- Born: 1852 Templemore, County Tipperary, Ireland
- Died: 2 May 1904 (aged 52) Kilmallock, County Limerick, Ireland
- Burial place: Tankardstown Cemetery
- Occupation: Stonemason
- Known for: Founder of the Gaelic Athletic Association Member of the IRB
- Spouse(s): Agnes Mathews (m.1889–91, her death) Hannah Agnes Ryan (m.1897–1904, his death
- Children: 6 (2 by Mathews & 4 by Ryan)

= Joseph Kevin Bracken =

Irish politician (1852–1904)

Joseph Kevin Bracken (Irish: Seosamh Caoimhín Ó Breacáin; 1852–1904) commonly known as JK Bracken, was a local politician, Fenian and founder of the Gaelic Athletic Association. He is the son of Patrick Bracken (1830–1897) and Anne Bracken (née Hennessy; 1828–1893) of Templemore, Co. Tipperary. Father Patrick played a pre-GAA form of Irish football as early as 1847 for the Templemore citizen's team playing against the Templemore Garrison barrack team.

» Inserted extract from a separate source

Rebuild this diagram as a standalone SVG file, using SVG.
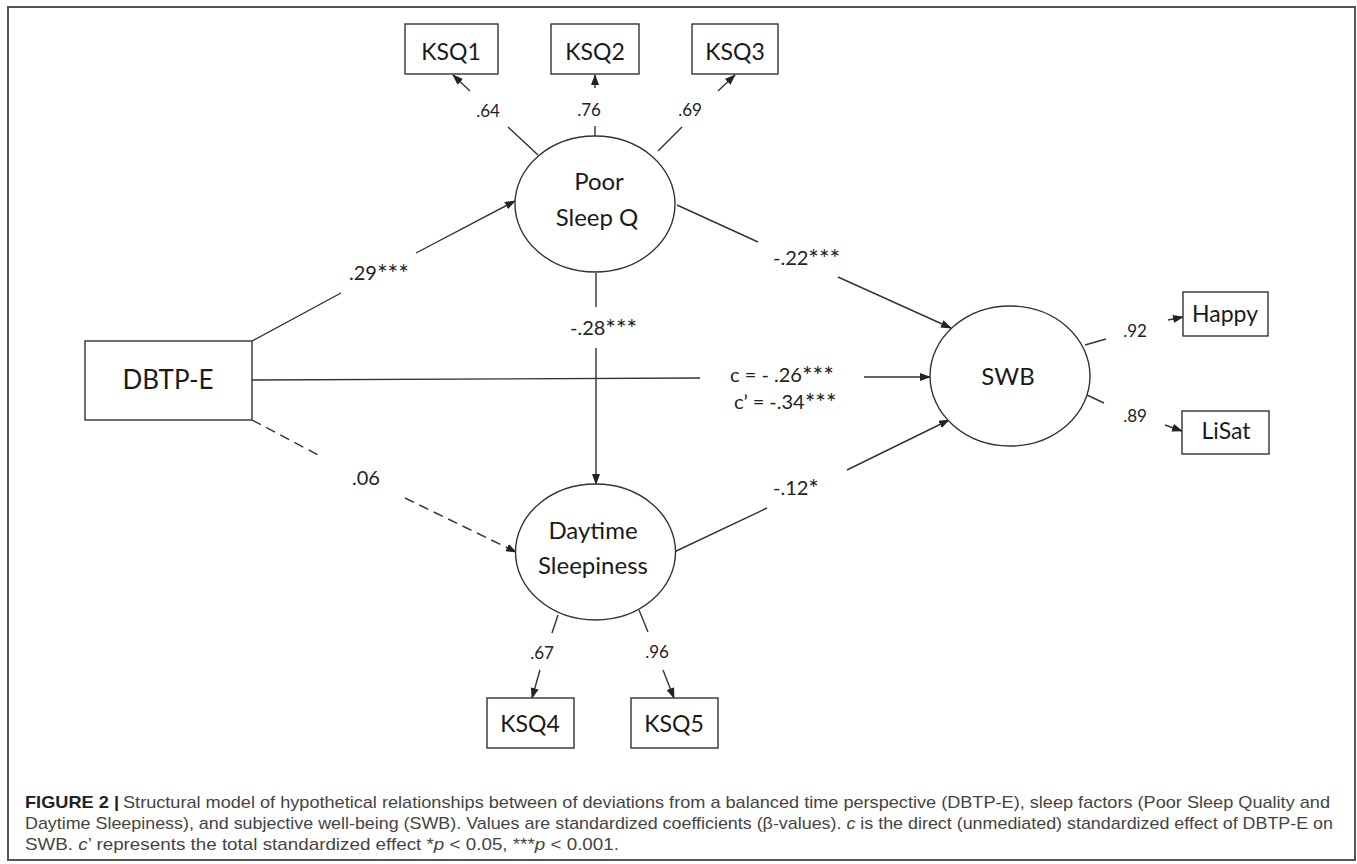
<svg xmlns="http://www.w3.org/2000/svg" width="1357" height="864" viewBox="0 0 1357 864">
<style>
.box{fill:#fff;stroke:#333;stroke-width:1.4}
.lat{fill:#fff;stroke:#333;stroke-width:1.4}
.c{stroke:#333;stroke-width:1.4;fill:none}
.a{stroke:#333;stroke-width:1.4;fill:none;marker-end:url(#ah)}
.d{stroke-dasharray:10 6}
.nt{font-family:Lato,"Open Sans",sans-serif;font-size:24px;fill:#1a1a1a;text-anchor:middle}
.bt{font-family:Lato,"Open Sans",sans-serif;font-size:23px;fill:#1a1a1a;text-anchor:middle}
.pl{font-family:Lato,"Open Sans",sans-serif;font-size:20px;fill:#222}
.st{font-size:25px}
.ll{font-family:Lato,"Open Sans",sans-serif;font-size:17px;fill:#222;text-anchor:middle}
.cap{font-family:"Liberation Sans",Arial,sans-serif;font-size:17px;fill:#444}
.capb{font-family:"Liberation Sans",Arial,sans-serif;font-size:17px;font-weight:bold;fill:#222}
</style>
<defs>
<marker id="ah" markerWidth="11" markerHeight="8" refX="10" refY="4" orient="auto" markerUnits="userSpaceOnUse">
<path d="M0,0 L11,4 L0,8 z" fill="#222"/>
</marker>
</defs>
<rect x="8" y="7" width="1347" height="853" fill="#fff" stroke="#555" stroke-width="2"/>

<g id="connectors">
<line class="c" x1="538" y1="155" x2="508" y2="127"/>
<line class="a" x1="470" y1="91" x2="453" y2="75"/>
<line class="c" x1="595" y1="136" x2="595" y2="126"/>
<line class="a" x1="595" y1="88" x2="595" y2="75"/>
<line class="c" x1="658" y1="151" x2="682" y2="127"/>
<line class="a" x1="718" y1="91" x2="735" y2="75"/>
<line class="c" x1="252" y1="341" x2="341" y2="293"/>
<line class="a" x1="416" y1="253" x2="515" y2="201"/>
<line class="c" x1="677" y1="205" x2="758" y2="242"/>
<line class="a" x1="838" y1="277" x2="951" y2="328"/>
<line class="c" x1="596" y1="273" x2="596" y2="307"/>
<line class="a" x1="596" y1="348" x2="596" y2="484"/>
<line class="c" x1="252" y1="380" x2="700" y2="378"/>
<line class="a" x1="864" y1="377" x2="930" y2="377"/>
<line class="c d" x1="252" y1="420" x2="320" y2="456"/>
<line class="a d" x1="405" y1="498" x2="516" y2="552"/>
<line class="c" x1="672" y1="553" x2="767" y2="508"/>
<line class="a" x1="847" y1="470" x2="949" y2="420"/>
<line class="c" x1="1085" y1="345" x2="1106" y2="339"/>
<line class="a" x1="1168" y1="320" x2="1183" y2="317"/>
<line class="c" x1="1087" y1="395" x2="1104" y2="403"/>
<line class="a" x1="1165" y1="425" x2="1182" y2="431"/>
<line class="c" x1="558" y1="615" x2="552" y2="633"/>
<line class="a" x1="540" y1="670" x2="532" y2="698"/>
<line class="c" x1="639" y1="610" x2="648" y2="632"/>
<line class="a" x1="663" y1="670" x2="674" y2="698"/>
</g>

<g id="labels">
<text class="ll" x="488" y="117">.64</text>
<text class="ll" x="589" y="116">.76</text>
<text class="ll" x="690" y="116">.69</text>
<text class="pl" x="349" y="280">.29<tspan class="st" dy="3">***</tspan></text>
<text class="pl" x="773" y="265">-.22<tspan class="st" dy="3">***</tspan></text>
<text class="pl" x="570" y="335">-.28<tspan class="st" dy="3">***</tspan></text>
<text class="pl" x="730" y="382">c = - .26<tspan class="st" dy="3">***</tspan></text>
<text class="pl" x="734" y="409">c’ = -.34<tspan class="st" dy="3">***</tspan></text>
<text class="pl" x="366" y="485" text-anchor="middle">.06</text>
<text class="pl" x="773" y="495">-.12<tspan class="st" dy="3">*</tspan></text>
<text class="ll" x="1135" y="337">.92</text>
<text class="ll" x="1135" y="422">.89</text>
<text class="ll" x="542" y="659">.67</text>
<text class="ll" x="657" y="658">.96</text>
</g>

<g id="KSQ1"><rect class="box" x="405" y="24" width="93" height="50"/><text class="bt" x="451" y="60">KSQ1</text></g>
<g id="KSQ2"><rect class="box" x="551" y="24" width="88" height="50"/><text class="bt" x="595" y="60">KSQ2</text></g>
<g id="KSQ3"><rect class="box" x="692" y="24" width="86" height="50"/><text class="bt" x="735" y="60">KSQ3</text></g>
<g id="PoorSleepQ"><ellipse class="lat" cx="595" cy="204" rx="80" ry="68"/><text class="nt" x="599" y="190">Poor</text><text class="nt" x="597" y="226">Sleep Q</text></g>
<g id="DBTPE"><rect class="box" x="85" y="341" width="167" height="79"/><text class="nt" x="168" y="389" style="font-size:26px">DBTP-E</text></g>
<g id="SWB"><ellipse class="lat" cx="1010" cy="376" rx="80" ry="70"/><text class="nt" x="1008" y="385">SWB</text></g>
<g id="Happy"><rect class="box" x="1183" y="292" width="85" height="44"/><text class="bt" x="1225" y="322">Happy</text></g>
<g id="LiSat"><rect class="box" x="1182" y="411" width="87" height="43"/><text class="bt" x="1226" y="439">LiSat</text></g>
<g id="DaytimeSleepiness"><ellipse class="lat" cx="595.5" cy="552" rx="80" ry="68"/><text class="nt" x="593" y="539">Daytime</text><text class="nt" x="593" y="574">Sleepiness</text></g>
<g id="KSQ4"><rect class="box" x="487" y="698" width="87" height="50"/><text class="bt" x="530" y="732">KSQ4</text></g>
<g id="KSQ5"><rect class="box" x="631" y="698" width="87" height="50"/><text class="bt" x="674" y="732">KSQ5</text></g>

<g id="caption">
<text class="capb" x="25" y="808" textLength="94" lengthAdjust="spacingAndGlyphs">FIGURE 2 |</text>
<text class="cap" x="123" y="808" textLength="1207" lengthAdjust="spacingAndGlyphs">Structural model of hypothetical relationships between of deviations from a balanced time perspective (DBTP-E), sleep factors (Poor Sleep Quality and</text>
<text class="cap" x="25" y="829" textLength="1308" lengthAdjust="spacingAndGlyphs">Daytime Sleepiness), and subjective well-being (SWB). Values are standardized coefficients (β-values). <tspan font-style="italic">c</tspan> is the direct (unmediated) standardized effect of DBTP-E on</text>
<text class="cap" x="25" y="850" textLength="594" lengthAdjust="spacingAndGlyphs">SWB. <tspan font-style="italic">c</tspan>’ represents the total standardized effect *<tspan font-style="italic">p</tspan> &lt; 0.05, ***<tspan font-style="italic">p</tspan> &lt; 0.001.</text>
</g>
</svg>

Bracken was one of the seven founding members of the Gaelic Athletic Association (GAA) in 1884. Bracken was also the first chairman of the Tipperary County Board, and served as vice-president of the GAA. One of the original seven signatories, he was the longest serving member on the GAA national executive. He was an elected representative and chairman of Templemore Urban District Council, and was a member of the oath-bound republican organisation the Irish Republican Brotherhood. Bracken's son, Brendan Bracken, was Minister of Information in Britain from 1941 to 1945 and created the modern Financial Times.

JK Brackens GAA Club in Templemore is named in his honour.